*RAW DATA*:
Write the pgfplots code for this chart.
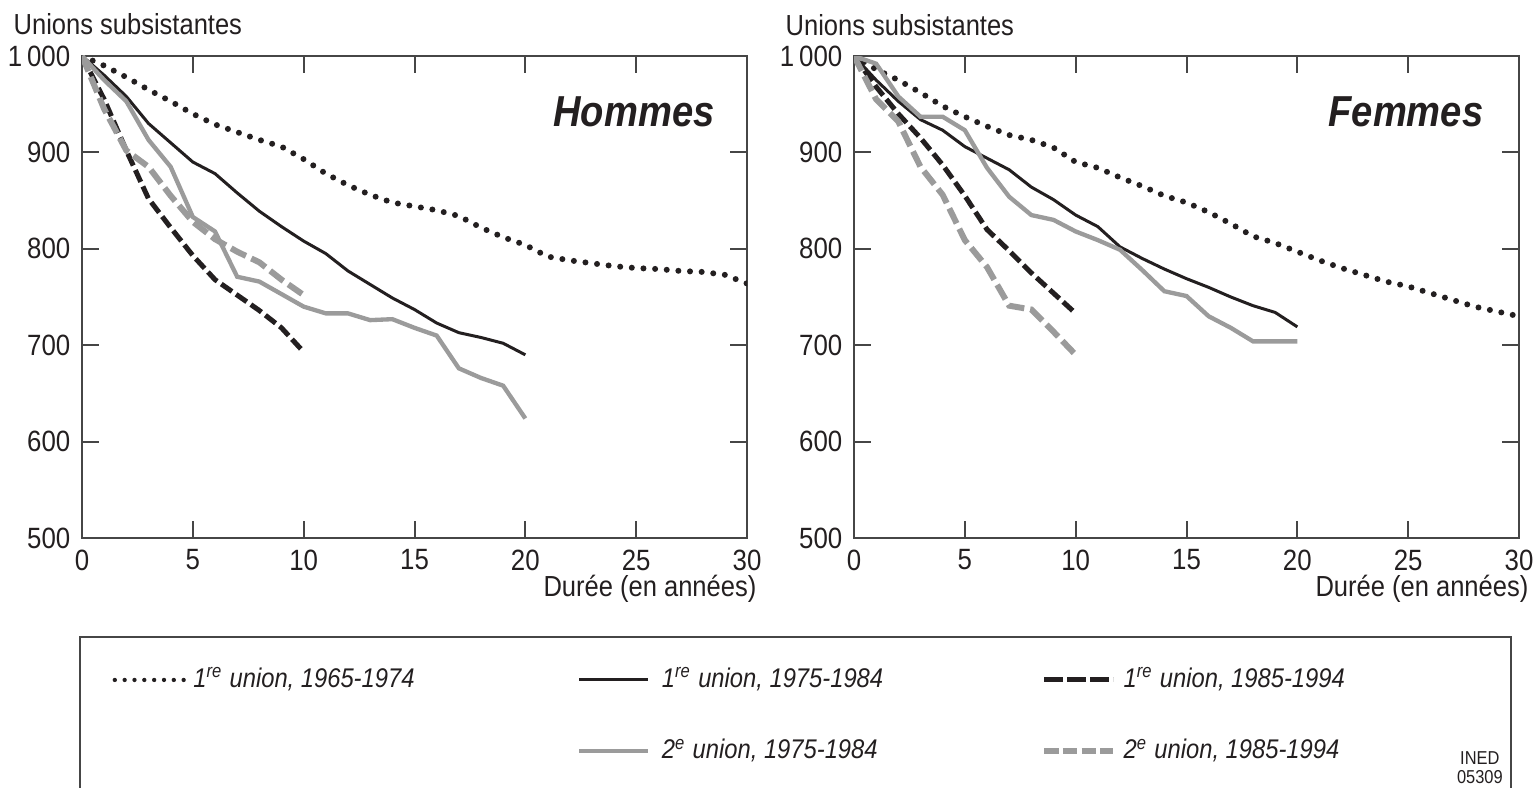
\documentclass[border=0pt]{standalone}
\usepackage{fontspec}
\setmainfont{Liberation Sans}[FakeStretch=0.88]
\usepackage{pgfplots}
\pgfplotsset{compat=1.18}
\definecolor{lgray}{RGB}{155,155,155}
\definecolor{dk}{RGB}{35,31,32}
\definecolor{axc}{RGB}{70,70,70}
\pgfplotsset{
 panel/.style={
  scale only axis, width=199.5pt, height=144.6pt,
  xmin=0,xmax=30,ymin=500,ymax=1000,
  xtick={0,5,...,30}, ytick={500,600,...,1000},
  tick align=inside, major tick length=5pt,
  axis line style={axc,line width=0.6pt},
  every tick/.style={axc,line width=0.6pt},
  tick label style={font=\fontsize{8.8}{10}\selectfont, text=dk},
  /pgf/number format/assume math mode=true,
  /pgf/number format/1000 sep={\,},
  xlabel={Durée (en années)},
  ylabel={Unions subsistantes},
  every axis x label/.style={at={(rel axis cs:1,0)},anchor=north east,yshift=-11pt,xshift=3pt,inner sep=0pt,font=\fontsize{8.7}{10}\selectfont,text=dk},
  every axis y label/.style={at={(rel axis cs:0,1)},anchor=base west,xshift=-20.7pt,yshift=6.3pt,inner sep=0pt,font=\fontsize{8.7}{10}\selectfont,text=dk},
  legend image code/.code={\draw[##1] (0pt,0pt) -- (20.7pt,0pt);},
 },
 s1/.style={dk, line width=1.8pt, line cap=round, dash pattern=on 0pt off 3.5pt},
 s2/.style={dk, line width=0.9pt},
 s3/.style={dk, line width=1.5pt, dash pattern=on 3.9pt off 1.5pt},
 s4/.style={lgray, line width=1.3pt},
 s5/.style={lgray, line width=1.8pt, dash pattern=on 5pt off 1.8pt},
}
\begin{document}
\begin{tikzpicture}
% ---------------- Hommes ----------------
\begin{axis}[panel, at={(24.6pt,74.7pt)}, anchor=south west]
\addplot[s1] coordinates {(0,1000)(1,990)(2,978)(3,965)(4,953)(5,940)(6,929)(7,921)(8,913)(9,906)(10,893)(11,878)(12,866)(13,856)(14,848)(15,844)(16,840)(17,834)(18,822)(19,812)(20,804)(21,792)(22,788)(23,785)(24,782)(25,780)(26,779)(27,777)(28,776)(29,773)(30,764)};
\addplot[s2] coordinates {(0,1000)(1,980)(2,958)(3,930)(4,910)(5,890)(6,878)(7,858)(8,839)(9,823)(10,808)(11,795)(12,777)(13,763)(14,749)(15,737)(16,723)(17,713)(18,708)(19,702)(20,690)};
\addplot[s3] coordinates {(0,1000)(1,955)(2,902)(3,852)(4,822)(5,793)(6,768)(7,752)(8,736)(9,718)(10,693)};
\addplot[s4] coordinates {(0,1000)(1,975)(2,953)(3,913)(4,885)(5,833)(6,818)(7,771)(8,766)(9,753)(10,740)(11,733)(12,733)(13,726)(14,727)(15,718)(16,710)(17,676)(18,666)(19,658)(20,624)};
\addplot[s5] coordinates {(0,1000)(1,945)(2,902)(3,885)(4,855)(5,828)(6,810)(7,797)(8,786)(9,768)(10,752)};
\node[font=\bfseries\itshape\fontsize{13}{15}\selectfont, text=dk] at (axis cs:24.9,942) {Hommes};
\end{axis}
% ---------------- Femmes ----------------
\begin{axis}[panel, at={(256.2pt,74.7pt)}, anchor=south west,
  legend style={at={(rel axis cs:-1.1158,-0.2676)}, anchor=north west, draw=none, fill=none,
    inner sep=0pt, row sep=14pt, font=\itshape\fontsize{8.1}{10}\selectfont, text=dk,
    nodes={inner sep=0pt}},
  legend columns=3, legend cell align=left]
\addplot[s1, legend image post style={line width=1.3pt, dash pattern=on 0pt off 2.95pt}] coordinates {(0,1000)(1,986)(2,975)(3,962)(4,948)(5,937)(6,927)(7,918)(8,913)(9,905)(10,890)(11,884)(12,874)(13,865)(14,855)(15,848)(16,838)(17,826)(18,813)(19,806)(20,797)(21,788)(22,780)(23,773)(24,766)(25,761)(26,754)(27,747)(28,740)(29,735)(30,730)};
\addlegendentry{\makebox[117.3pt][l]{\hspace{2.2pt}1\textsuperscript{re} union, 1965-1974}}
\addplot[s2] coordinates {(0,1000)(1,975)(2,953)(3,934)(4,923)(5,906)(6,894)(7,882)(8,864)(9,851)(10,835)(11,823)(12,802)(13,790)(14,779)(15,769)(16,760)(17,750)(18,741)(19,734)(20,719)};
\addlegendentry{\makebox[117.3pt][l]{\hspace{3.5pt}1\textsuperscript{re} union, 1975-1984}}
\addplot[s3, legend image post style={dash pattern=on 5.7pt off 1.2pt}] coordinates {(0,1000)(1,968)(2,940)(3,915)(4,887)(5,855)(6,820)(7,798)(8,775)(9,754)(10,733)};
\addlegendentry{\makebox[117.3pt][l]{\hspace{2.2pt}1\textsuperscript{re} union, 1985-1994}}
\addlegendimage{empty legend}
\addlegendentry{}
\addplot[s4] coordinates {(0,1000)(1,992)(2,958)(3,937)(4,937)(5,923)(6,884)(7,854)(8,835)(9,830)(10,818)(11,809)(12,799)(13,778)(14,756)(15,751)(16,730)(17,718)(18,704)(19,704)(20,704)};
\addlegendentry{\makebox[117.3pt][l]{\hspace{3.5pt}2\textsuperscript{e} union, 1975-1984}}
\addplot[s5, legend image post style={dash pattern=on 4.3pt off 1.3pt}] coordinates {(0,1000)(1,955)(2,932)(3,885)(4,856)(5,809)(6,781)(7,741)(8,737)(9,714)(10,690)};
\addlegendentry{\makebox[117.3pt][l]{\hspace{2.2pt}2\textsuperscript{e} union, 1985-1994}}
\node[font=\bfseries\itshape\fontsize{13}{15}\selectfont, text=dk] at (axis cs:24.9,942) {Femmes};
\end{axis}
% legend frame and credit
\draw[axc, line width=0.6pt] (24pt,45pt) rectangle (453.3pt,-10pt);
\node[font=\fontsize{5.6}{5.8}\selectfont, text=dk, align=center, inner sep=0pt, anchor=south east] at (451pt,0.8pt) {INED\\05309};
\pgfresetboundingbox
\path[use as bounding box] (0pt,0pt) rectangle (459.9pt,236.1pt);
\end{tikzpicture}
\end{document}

*WHAT THE TASK REQUIRES*:
Exclude the images, then output the data above word for word.

*RIGHT ANSWER*:
Write the pgfplots code for this chart.
\documentclass[border=0pt]{standalone}
\usepackage{fontspec}
\setmainfont{Liberation Sans}[FakeStretch=0.88]
\usepackage{pgfplots}
\pgfplotsset{compat=1.18}
\definecolor{lgray}{RGB}{155,155,155}
\definecolor{dk}{RGB}{35,31,32}
\definecolor{axc}{RGB}{70,70,70}
\pgfplotsset{
 panel/.style={
  scale only axis, width=199.5pt, height=144.6pt,
  xmin=0,xmax=30,ymin=500,ymax=1000,
  xtick={0,5,...,30}, ytick={500,600,...,1000},
  tick align=inside, major tick length=5pt,
  axis line style={axc,line width=0.6pt},
  every tick/.style={axc,line width=0.6pt},
  tick label style={font=\fontsize{8.8}{10}\selectfont, text=dk},
  /pgf/number format/assume math mode=true,
  /pgf/number format/1000 sep={\,},
  xlabel={Durée (en années)},
  ylabel={Unions subsistantes},
  every axis x label/.style={at={(rel axis cs:1,0)},anchor=north east,yshift=-11pt,xshift=3pt,inner sep=0pt,font=\fontsize{8.7}{10}\selectfont,text=dk},
  every axis y label/.style={at={(rel axis cs:0,1)},anchor=base west,xshift=-20.7pt,yshift=6.3pt,inner sep=0pt,font=\fontsize{8.7}{10}\selectfont,text=dk},
  legend image code/.code={\draw[##1] (0pt,0pt) -- (20.7pt,0pt);},
 },
 s1/.style={dk, line width=1.8pt, line cap=round, dash pattern=on 0pt off 3.5pt},
 s2/.style={dk, line width=0.9pt},
 s3/.style={dk, line width=1.5pt, dash pattern=on 3.9pt off 1.5pt},
 s4/.style={lgray, line width=1.3pt},
 s5/.style={lgray, line width=1.8pt, dash pattern=on 5pt off 1.8pt},
}
\begin{document}
\begin{tikzpicture}
% ---------------- Hommes ----------------
\begin{axis}[panel, at={(24.6pt,74.7pt)}, anchor=south west]
\addplot[s1] coordinates {(0,1000)(1,990)(2,978)(3,965)(4,953)(5,940)(6,929)(7,921)(8,913)(9,906)(10,893)(11,878)(12,866)(13,856)(14,848)(15,844)(16,840)(17,834)(18,822)(19,812)(20,804)(21,792)(22,788)(23,785)(24,782)(25,780)(26,779)(27,777)(28,776)(29,773)(30,764)};
\addplot[s2] coordinates {(0,1000)(1,980)(2,958)(3,930)(4,910)(5,890)(6,878)(7,858)(8,839)(9,823)(10,808)(11,795)(12,777)(13,763)(14,749)(15,737)(16,723)(17,713)(18,708)(19,702)(20,690)};
\addplot[s3] coordinates {(0,1000)(1,955)(2,902)(3,852)(4,822)(5,793)(6,768)(7,752)(8,736)(9,718)(10,693)};
\addplot[s4] coordinates {(0,1000)(1,975)(2,953)(3,913)(4,885)(5,833)(6,818)(7,771)(8,766)(9,753)(10,740)(11,733)(12,733)(13,726)(14,727)(15,718)(16,710)(17,676)(18,666)(19,658)(20,624)};
\addplot[s5] coordinates {(0,1000)(1,945)(2,902)(3,885)(4,855)(5,828)(6,810)(7,797)(8,786)(9,768)(10,752)};
\node[font=\bfseries\itshape\fontsize{13}{15}\selectfont, text=dk] at (axis cs:24.9,942) {Hommes};
\end{axis}
% ---------------- Femmes ----------------
\begin{axis}[panel, at={(256.2pt,74.7pt)}, anchor=south west,
  legend style={at={(rel axis cs:-1.1158,-0.2676)}, anchor=north west, draw=none, fill=none,
    inner sep=0pt, row sep=14pt, font=\itshape\fontsize{8.1}{10}\selectfont, text=dk,
    nodes={inner sep=0pt}},
  legend columns=3, legend cell align=left]
\addplot[s1, legend image post style={line width=1.3pt, dash pattern=on 0pt off 2.95pt}] coordinates {(0,1000)(1,986)(2,975)(3,962)(4,948)(5,937)(6,927)(7,918)(8,913)(9,905)(10,890)(11,884)(12,874)(13,865)(14,855)(15,848)(16,838)(17,826)(18,813)(19,806)(20,797)(21,788)(22,780)(23,773)(24,766)(25,761)(26,754)(27,747)(28,740)(29,735)(30,730)};
\addlegendentry{\makebox[117.3pt][l]{\hspace{2.2pt}1\textsuperscript{re} union, 1965-1974}}
\addplot[s2] coordinates {(0,1000)(1,975)(2,953)(3,934)(4,923)(5,906)(6,894)(7,882)(8,864)(9,851)(10,835)(11,823)(12,802)(13,790)(14,779)(15,769)(16,760)(17,750)(18,741)(19,734)(20,719)};
\addlegendentry{\makebox[117.3pt][l]{\hspace{3.5pt}1\textsuperscript{re} union, 1975-1984}}
\addplot[s3, legend image post style={dash pattern=on 5.7pt off 1.2pt}] coordinates {(0,1000)(1,968)(2,940)(3,915)(4,887)(5,855)(6,820)(7,798)(8,775)(9,754)(10,733)};
\addlegendentry{\makebox[117.3pt][l]{\hspace{2.2pt}1\textsuperscript{re} union, 1985-1994}}
\addlegendimage{empty legend}
\addlegendentry{}
\addplot[s4] coordinates {(0,1000)(1,992)(2,958)(3,937)(4,937)(5,923)(6,884)(7,854)(8,835)(9,830)(10,818)(11,809)(12,799)(13,778)(14,756)(15,751)(16,730)(17,718)(18,704)(19,704)(20,704)};
\addlegendentry{\makebox[117.3pt][l]{\hspace{3.5pt}2\textsuperscript{e} union, 1975-1984}}
\addplot[s5, legend image post style={dash pattern=on 4.3pt off 1.3pt}] coordinates {(0,1000)(1,955)(2,932)(3,885)(4,856)(5,809)(6,781)(7,741)(8,737)(9,714)(10,690)};
\addlegendentry{\makebox[117.3pt][l]{\hspace{2.2pt}2\textsuperscript{e} union, 1985-1994}}
\node[font=\bfseries\itshape\fontsize{13}{15}\selectfont, text=dk] at (axis cs:24.9,942) {Femmes};
\end{axis}
% legend frame and credit
\draw[axc, line width=0.6pt] (24pt,45pt) rectangle (453.3pt,-10pt);
\node[font=\fontsize{5.6}{5.8}\selectfont, text=dk, align=center, inner sep=0pt, anchor=south east] at (451pt,0.8pt) {INED\\05309};
\pgfresetboundingbox
\path[use as bounding box] (0pt,0pt) rectangle (459.9pt,236.1pt);
\end{tikzpicture}
\end{document}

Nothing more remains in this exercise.